In response to bizza's w/u:
First, even if western pop is effectively a universal language, music itself isn't. The wide spread of one particular musical language doesn't make other musical languages intelligible.
That's a bit of a sidestep, though -- I think the real issue is whether (and where) inadvertant misunderstandings are taking place within the western musical framework -- or, to put it another way, how many different musical langauges there are (though I think there's a bit of metaphor shear; dialect continuum and all that) -- do people more often dislike a genre becuase they don't have experience with (or enjoy) the emotions it usually evokes, or becuase the emotions they think it evokes are unpleasant and not the emotions it's intended to evoke?
When you look at the attitudes of people who primarily listen to single genres, there's a symmetry -- a majority (or at least a large minority) find other genres either (A) repetitive/boring or (B) dissonant/painful or (C) both. (There seems to be a spectrum of music, with genres at one end more likely to be misheard as dissonant and genres at the other as repetitive. I think an (rather stretched) analogy can be made to the development of (and desensitization to) swear words -- see Kidman's thesis on the topic at http://www.gusworld.com.au/nrc/thesis/intro.htm ) Examples -- Folk, Punk, Emo and some Electronica (house, hardcore, etc.), are widely seen as boring (by each other!); opera, bebop, and modern classical music are widely seen as painful (hip-hop is often placed in both catagories, sadly).

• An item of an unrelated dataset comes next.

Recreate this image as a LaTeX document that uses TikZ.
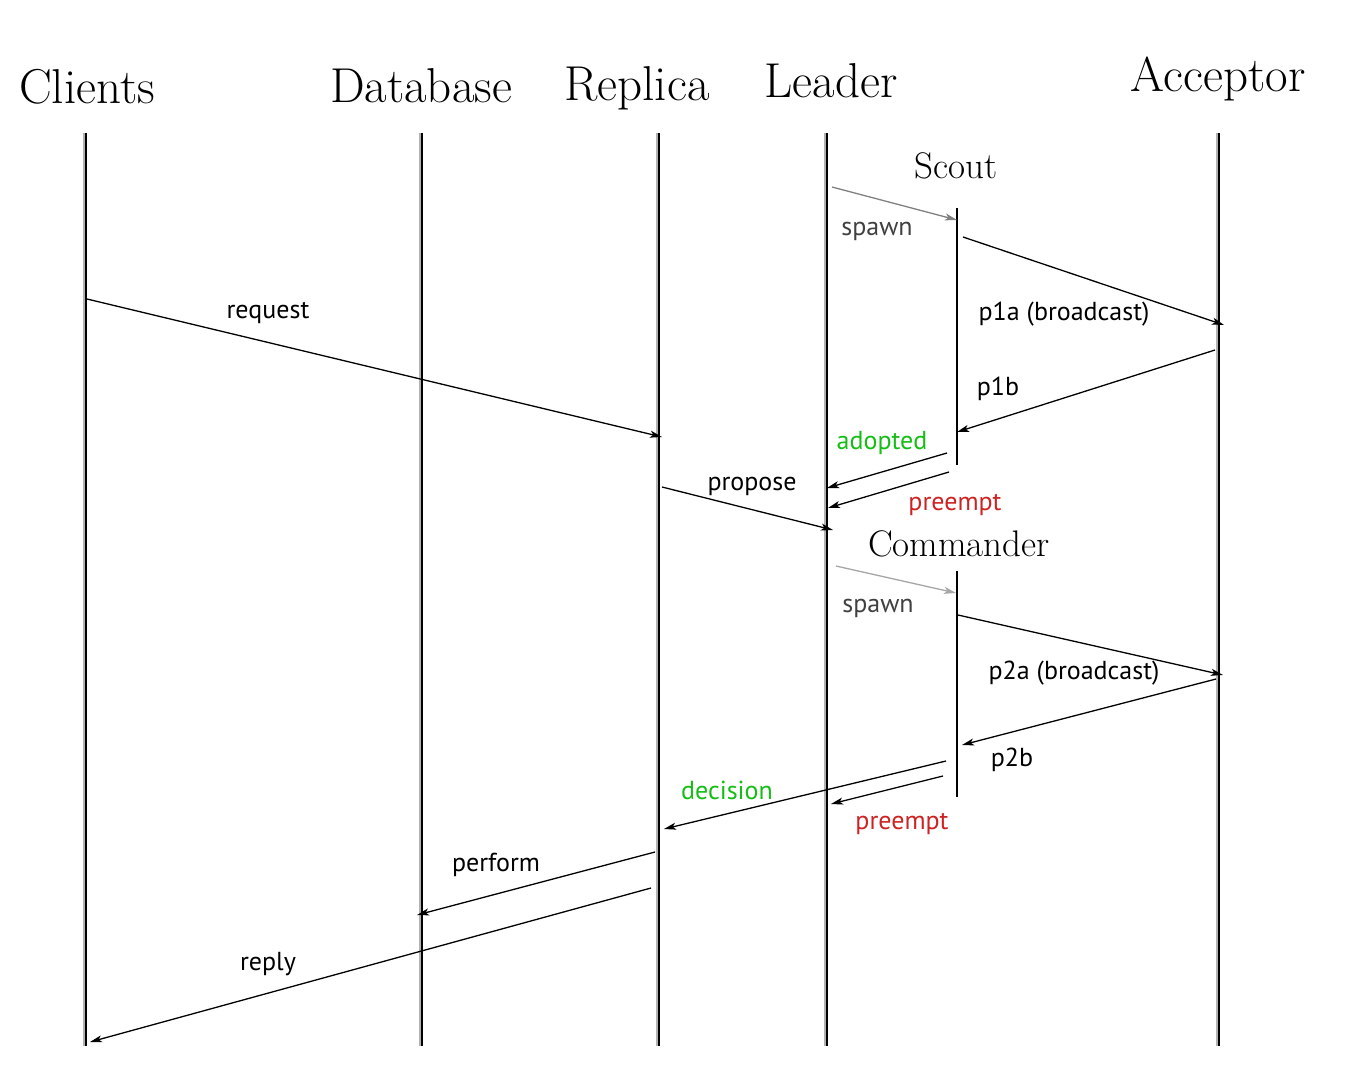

A personal example: I bought OK Computer on sale in an airport in 9th grade. On first listen, it seemed ultra-dark, an incredibly bleak (though not entirely hopeless) concept album about alienation and oppression; I respected it as powerfully imagined stuff, but didn't like listening to it much. Now, 5 years later, it hardly seems dark at all -- there are all sorts of hidden modulations and what are in effect extended versions of leading tones; it's about alienation, but also about beauty, about sheer britpopy joy and transcendence. It wasn't that I didn't like it because it was dark, it was that it wasn't really dark; it wasn't that I didn't enjoy what it was saying, it was that never heard it. (One reason, for me, that the music-language metaphor seems a bit of a reach is this ease of misunderstanding. I might not understand someone speaking dutch, but neither am I likely to incorrectly think I understand them.)
Similarly, with regard to Kurt Cobain meaning Pain -- well, yes, sometimes he did; I'm under no impression that the Beach Boys and Nirvana attempt to communicate all the same emotions. But Cobain's songwriting was so wildly creative, with chord sequences totally unseen in most rock, that it can easily be misinterpreted as intentionally horrible when it's meant to be something else. (Incidentally, I think rock, jazz, and electronica are fairly equidistant, so to speak.)
tdent has pointed out that the idea of music being a universal language probably originated in centuries-ago Europe, which was divided into dozens of spoken langauges but united by a single, common musical langauge.